Each line below is to be written out in full, exactly as shown.

* * *

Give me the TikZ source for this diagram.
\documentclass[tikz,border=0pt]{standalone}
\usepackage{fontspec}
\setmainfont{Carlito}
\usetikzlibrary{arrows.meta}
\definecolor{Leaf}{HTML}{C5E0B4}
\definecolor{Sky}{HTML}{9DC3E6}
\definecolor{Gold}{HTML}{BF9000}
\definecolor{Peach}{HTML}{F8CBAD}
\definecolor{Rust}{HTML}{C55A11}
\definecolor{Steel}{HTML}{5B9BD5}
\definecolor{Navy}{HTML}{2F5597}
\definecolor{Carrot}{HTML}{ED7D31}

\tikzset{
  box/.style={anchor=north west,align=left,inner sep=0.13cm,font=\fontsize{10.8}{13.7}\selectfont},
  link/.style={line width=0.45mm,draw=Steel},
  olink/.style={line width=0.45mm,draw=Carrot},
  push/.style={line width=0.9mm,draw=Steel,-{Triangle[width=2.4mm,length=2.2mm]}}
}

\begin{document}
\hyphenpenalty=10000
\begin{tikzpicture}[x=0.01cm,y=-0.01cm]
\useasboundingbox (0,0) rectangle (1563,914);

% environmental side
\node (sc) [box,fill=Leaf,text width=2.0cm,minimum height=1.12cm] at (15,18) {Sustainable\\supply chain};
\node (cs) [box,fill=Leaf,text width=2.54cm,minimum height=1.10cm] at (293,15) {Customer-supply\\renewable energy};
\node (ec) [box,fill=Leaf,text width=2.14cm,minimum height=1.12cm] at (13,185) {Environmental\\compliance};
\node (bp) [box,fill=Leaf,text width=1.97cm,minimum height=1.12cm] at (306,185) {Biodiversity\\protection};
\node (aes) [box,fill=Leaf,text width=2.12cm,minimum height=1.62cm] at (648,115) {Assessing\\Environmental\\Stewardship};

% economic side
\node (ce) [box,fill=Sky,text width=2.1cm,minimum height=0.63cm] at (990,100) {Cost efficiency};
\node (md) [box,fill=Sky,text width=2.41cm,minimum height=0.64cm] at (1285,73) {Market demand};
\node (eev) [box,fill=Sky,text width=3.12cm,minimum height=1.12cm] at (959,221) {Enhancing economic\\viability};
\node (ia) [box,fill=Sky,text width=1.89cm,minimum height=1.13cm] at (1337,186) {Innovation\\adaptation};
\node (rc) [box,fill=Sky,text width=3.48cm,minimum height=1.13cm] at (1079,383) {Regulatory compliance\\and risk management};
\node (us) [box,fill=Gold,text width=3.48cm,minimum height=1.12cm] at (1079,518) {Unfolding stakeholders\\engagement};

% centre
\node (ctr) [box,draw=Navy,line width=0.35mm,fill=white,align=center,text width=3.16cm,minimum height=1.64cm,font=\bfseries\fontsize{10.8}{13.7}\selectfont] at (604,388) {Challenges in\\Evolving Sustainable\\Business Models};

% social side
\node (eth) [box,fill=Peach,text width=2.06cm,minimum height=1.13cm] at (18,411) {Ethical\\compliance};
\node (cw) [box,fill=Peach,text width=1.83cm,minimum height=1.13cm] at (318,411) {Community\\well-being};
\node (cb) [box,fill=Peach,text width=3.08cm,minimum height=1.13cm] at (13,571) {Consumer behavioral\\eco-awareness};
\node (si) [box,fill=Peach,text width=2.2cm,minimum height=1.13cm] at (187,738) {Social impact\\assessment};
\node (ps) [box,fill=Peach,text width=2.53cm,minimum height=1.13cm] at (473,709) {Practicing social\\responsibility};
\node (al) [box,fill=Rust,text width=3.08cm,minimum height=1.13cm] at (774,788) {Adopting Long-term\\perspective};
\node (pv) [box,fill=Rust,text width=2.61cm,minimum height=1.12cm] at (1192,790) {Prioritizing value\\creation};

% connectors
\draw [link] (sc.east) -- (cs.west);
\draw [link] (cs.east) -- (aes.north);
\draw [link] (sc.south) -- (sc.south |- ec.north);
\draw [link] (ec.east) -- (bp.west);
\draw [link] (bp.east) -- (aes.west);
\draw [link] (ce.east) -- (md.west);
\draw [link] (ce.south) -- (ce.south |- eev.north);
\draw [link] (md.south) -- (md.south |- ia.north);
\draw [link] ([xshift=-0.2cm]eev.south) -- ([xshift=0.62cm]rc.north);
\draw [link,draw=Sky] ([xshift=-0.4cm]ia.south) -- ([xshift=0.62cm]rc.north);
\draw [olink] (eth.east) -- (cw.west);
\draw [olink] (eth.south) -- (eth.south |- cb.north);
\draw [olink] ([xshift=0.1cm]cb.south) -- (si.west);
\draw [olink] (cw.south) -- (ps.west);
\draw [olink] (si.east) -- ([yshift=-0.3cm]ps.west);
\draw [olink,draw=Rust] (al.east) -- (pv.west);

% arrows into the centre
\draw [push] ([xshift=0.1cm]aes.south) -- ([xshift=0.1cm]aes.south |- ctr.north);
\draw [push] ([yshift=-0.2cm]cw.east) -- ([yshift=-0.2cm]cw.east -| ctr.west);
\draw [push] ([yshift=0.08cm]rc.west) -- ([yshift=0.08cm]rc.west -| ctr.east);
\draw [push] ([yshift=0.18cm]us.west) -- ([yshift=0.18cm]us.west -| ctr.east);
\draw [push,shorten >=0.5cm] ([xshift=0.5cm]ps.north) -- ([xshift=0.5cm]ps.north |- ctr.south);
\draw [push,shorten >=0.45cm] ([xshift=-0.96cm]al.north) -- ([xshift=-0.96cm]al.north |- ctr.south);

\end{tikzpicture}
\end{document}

* * *

Output:
Give me the TikZ source for this diagram.
\documentclass[tikz,border=0pt]{standalone}
\usepackage{fontspec}
\setmainfont{Carlito}
\usetikzlibrary{arrows.meta}
\definecolor{Leaf}{HTML}{C5E0B4}
\definecolor{Sky}{HTML}{9DC3E6}
\definecolor{Gold}{HTML}{BF9000}
\definecolor{Peach}{HTML}{F8CBAD}
\definecolor{Rust}{HTML}{C55A11}
\definecolor{Steel}{HTML}{5B9BD5}
\definecolor{Navy}{HTML}{2F5597}
\definecolor{Carrot}{HTML}{ED7D31}

\tikzset{
  box/.style={anchor=north west,align=left,inner sep=0.13cm,font=\fontsize{10.8}{13.7}\selectfont},
  link/.style={line width=0.45mm,draw=Steel},
  olink/.style={line width=0.45mm,draw=Carrot},
  push/.style={line width=0.9mm,draw=Steel,-{Triangle[width=2.4mm,length=2.2mm]}}
}

\begin{document}
\hyphenpenalty=10000
\begin{tikzpicture}[x=0.01cm,y=-0.01cm]
\useasboundingbox (0,0) rectangle (1563,914);

% environmental side
\node (sc) [box,fill=Leaf,text width=2.0cm,minimum height=1.12cm] at (15,18) {Sustainable\\supply chain};
\node (cs) [box,fill=Leaf,text width=2.54cm,minimum height=1.10cm] at (293,15) {Customer-supply\\renewable energy};
\node (ec) [box,fill=Leaf,text width=2.14cm,minimum height=1.12cm] at (13,185) {Environmental\\compliance};
\node (bp) [box,fill=Leaf,text width=1.97cm,minimum height=1.12cm] at (306,185) {Biodiversity\\protection};
\node (aes) [box,fill=Leaf,text width=2.12cm,minimum height=1.62cm] at (648,115) {Assessing\\Environmental\\Stewardship};

% economic side
\node (ce) [box,fill=Sky,text width=2.1cm,minimum height=0.63cm] at (990,100) {Cost efficiency};
\node (md) [box,fill=Sky,text width=2.41cm,minimum height=0.64cm] at (1285,73) {Market demand};
\node (eev) [box,fill=Sky,text width=3.12cm,minimum height=1.12cm] at (959,221) {Enhancing economic\\viability};
\node (ia) [box,fill=Sky,text width=1.89cm,minimum height=1.13cm] at (1337,186) {Innovation\\adaptation};
\node (rc) [box,fill=Sky,text width=3.48cm,minimum height=1.13cm] at (1079,383) {Regulatory compliance\\and risk management};
\node (us) [box,fill=Gold,text width=3.48cm,minimum height=1.12cm] at (1079,518) {Unfolding stakeholders\\engagement};

% centre
\node (ctr) [box,draw=Navy,line width=0.35mm,fill=white,align=center,text width=3.16cm,minimum height=1.64cm,font=\bfseries\fontsize{10.8}{13.7}\selectfont] at (604,388) {Challenges in\\Evolving Sustainable\\Business Models};

% social side
\node (eth) [box,fill=Peach,text width=2.06cm,minimum height=1.13cm] at (18,411) {Ethical\\compliance};
\node (cw) [box,fill=Peach,text width=1.83cm,minimum height=1.13cm] at (318,411) {Community\\well-being};
\node (cb) [box,fill=Peach,text width=3.08cm,minimum height=1.13cm] at (13,571) {Consumer behavioral\\eco-awareness};
\node (si) [box,fill=Peach,text width=2.2cm,minimum height=1.13cm] at (187,738) {Social impact\\assessment};
\node (ps) [box,fill=Peach,text width=2.53cm,minimum height=1.13cm] at (473,709) {Practicing social\\responsibility};
\node (al) [box,fill=Rust,text width=3.08cm,minimum height=1.13cm] at (774,788) {Adopting Long-term\\perspective};
\node (pv) [box,fill=Rust,text width=2.61cm,minimum height=1.12cm] at (1192,790) {Prioritizing value\\creation};

% connectors
\draw [link] (sc.east) -- (cs.west);
\draw [link] (cs.east) -- (aes.north);
\draw [link] (sc.south) -- (sc.south |- ec.north);
\draw [link] (ec.east) -- (bp.west);
\draw [link] (bp.east) -- (aes.west);
\draw [link] (ce.east) -- (md.west);
\draw [link] (ce.south) -- (ce.south |- eev.north);
\draw [link] (md.south) -- (md.south |- ia.north);
\draw [link] ([xshift=-0.2cm]eev.south) -- ([xshift=0.62cm]rc.north);
\draw [link,draw=Sky] ([xshift=-0.4cm]ia.south) -- ([xshift=0.62cm]rc.north);
\draw [olink] (eth.east) -- (cw.west);
\draw [olink] (eth.south) -- (eth.south |- cb.north);
\draw [olink] ([xshift=0.1cm]cb.south) -- (si.west);
\draw [olink] (cw.south) -- (ps.west);
\draw [olink] (si.east) -- ([yshift=-0.3cm]ps.west);
\draw [olink,draw=Rust] (al.east) -- (pv.west);

% arrows into the centre
\draw [push] ([xshift=0.1cm]aes.south) -- ([xshift=0.1cm]aes.south |- ctr.north);
\draw [push] ([yshift=-0.2cm]cw.east) -- ([yshift=-0.2cm]cw.east -| ctr.west);
\draw [push] ([yshift=0.08cm]rc.west) -- ([yshift=0.08cm]rc.west -| ctr.east);
\draw [push] ([yshift=0.18cm]us.west) -- ([yshift=0.18cm]us.west -| ctr.east);
\draw [push,shorten >=0.5cm] ([xshift=0.5cm]ps.north) -- ([xshift=0.5cm]ps.north |- ctr.south);
\draw [push,shorten >=0.45cm] ([xshift=-0.96cm]al.north) -- ([xshift=-0.96cm]al.north |- ctr.south);

\end{tikzpicture}
\end{document}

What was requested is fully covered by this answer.